WHAT THIS TASK INVOLVES ::
Quote the whole listing word for word. Do not include the pictures.

[BEGIN]

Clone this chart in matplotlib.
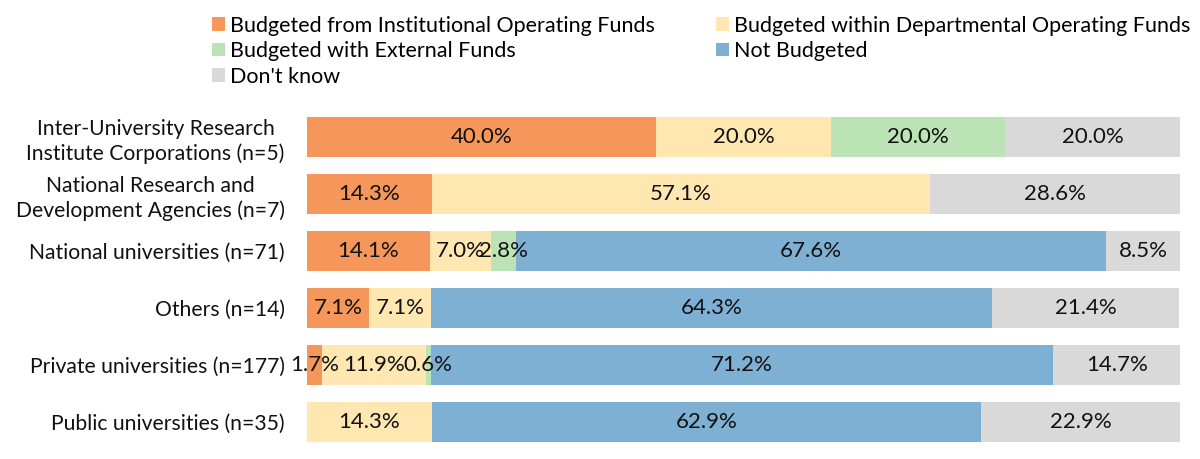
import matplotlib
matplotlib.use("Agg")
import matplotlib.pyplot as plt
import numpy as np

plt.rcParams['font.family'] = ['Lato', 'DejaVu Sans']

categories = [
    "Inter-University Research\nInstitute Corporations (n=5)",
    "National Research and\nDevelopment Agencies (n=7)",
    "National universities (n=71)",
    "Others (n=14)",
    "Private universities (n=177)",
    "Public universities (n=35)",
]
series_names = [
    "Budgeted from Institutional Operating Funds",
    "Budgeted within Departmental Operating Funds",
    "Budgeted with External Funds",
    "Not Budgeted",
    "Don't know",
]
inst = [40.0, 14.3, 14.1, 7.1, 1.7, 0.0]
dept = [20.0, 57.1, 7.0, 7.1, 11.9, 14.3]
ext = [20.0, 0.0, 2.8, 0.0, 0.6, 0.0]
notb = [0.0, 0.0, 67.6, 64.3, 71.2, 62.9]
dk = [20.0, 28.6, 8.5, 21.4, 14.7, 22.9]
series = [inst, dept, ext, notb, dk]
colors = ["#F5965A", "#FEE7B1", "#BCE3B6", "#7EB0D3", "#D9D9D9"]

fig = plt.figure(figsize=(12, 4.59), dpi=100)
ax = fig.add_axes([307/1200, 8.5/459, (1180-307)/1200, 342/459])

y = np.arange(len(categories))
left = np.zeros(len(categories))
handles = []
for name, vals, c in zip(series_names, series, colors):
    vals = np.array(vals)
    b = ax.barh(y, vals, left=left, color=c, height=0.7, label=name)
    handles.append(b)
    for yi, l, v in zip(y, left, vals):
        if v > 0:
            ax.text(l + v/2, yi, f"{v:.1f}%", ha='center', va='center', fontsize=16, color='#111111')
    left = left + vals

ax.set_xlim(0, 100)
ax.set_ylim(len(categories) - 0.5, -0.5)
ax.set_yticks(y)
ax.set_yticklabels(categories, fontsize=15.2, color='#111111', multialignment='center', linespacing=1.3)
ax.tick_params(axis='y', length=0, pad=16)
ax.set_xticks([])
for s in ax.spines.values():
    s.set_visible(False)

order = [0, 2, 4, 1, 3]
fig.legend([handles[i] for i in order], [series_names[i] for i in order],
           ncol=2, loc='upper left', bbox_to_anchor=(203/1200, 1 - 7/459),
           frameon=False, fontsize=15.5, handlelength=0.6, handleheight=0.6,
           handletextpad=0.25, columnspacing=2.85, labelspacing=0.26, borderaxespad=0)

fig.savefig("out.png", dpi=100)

[END]

WRITTEN SOLUTION ::
Clone this chart in matplotlib.
import matplotlib
matplotlib.use("Agg")
import matplotlib.pyplot as plt
import numpy as np

plt.rcParams['font.family'] = ['Lato', 'DejaVu Sans']

categories = [
    "Inter-University Research\nInstitute Corporations (n=5)",
    "National Research and\nDevelopment Agencies (n=7)",
    "National universities (n=71)",
    "Others (n=14)",
    "Private universities (n=177)",
    "Public universities (n=35)",
]
series_names = [
    "Budgeted from Institutional Operating Funds",
    "Budgeted within Departmental Operating Funds",
    "Budgeted with External Funds",
    "Not Budgeted",
    "Don't know",
]
inst = [40.0, 14.3, 14.1, 7.1, 1.7, 0.0]
dept = [20.0, 57.1, 7.0, 7.1, 11.9, 14.3]
ext = [20.0, 0.0, 2.8, 0.0, 0.6, 0.0]
notb = [0.0, 0.0, 67.6, 64.3, 71.2, 62.9]
dk = [20.0, 28.6, 8.5, 21.4, 14.7, 22.9]
series = [inst, dept, ext, notb, dk]
colors = ["#F5965A", "#FEE7B1", "#BCE3B6", "#7EB0D3", "#D9D9D9"]

fig = plt.figure(figsize=(12, 4.59), dpi=100)
ax = fig.add_axes([307/1200, 8.5/459, (1180-307)/1200, 342/459])

y = np.arange(len(categories))
left = np.zeros(len(categories))
handles = []
for name, vals, c in zip(series_names, series, colors):
    vals = np.array(vals)
    b = ax.barh(y, vals, left=left, color=c, height=0.7, label=name)
    handles.append(b)
    for yi, l, v in zip(y, left, vals):
        if v > 0:
            ax.text(l + v/2, yi, f"{v:.1f}%", ha='center', va='center', fontsize=16, color='#111111')
    left = left + vals

ax.set_xlim(0, 100)
ax.set_ylim(len(categories) - 0.5, -0.5)
ax.set_yticks(y)
ax.set_yticklabels(categories, fontsize=15.2, color='#111111', multialignment='center', linespacing=1.3)
ax.tick_params(axis='y', length=0, pad=16)
ax.set_xticks([])
for s in ax.spines.values():
    s.set_visible(False)

order = [0, 2, 4, 1, 3]
fig.legend([handles[i] for i in order], [series_names[i] for i in order],
           ncol=2, loc='upper left', bbox_to_anchor=(203/1200, 1 - 7/459),
           frameon=False, fontsize=15.5, handlelength=0.6, handleheight=0.6,
           handletextpad=0.25, columnspacing=2.85, labelspacing=0.26, borderaxespad=0)

fig.savefig("out.png", dpi=100)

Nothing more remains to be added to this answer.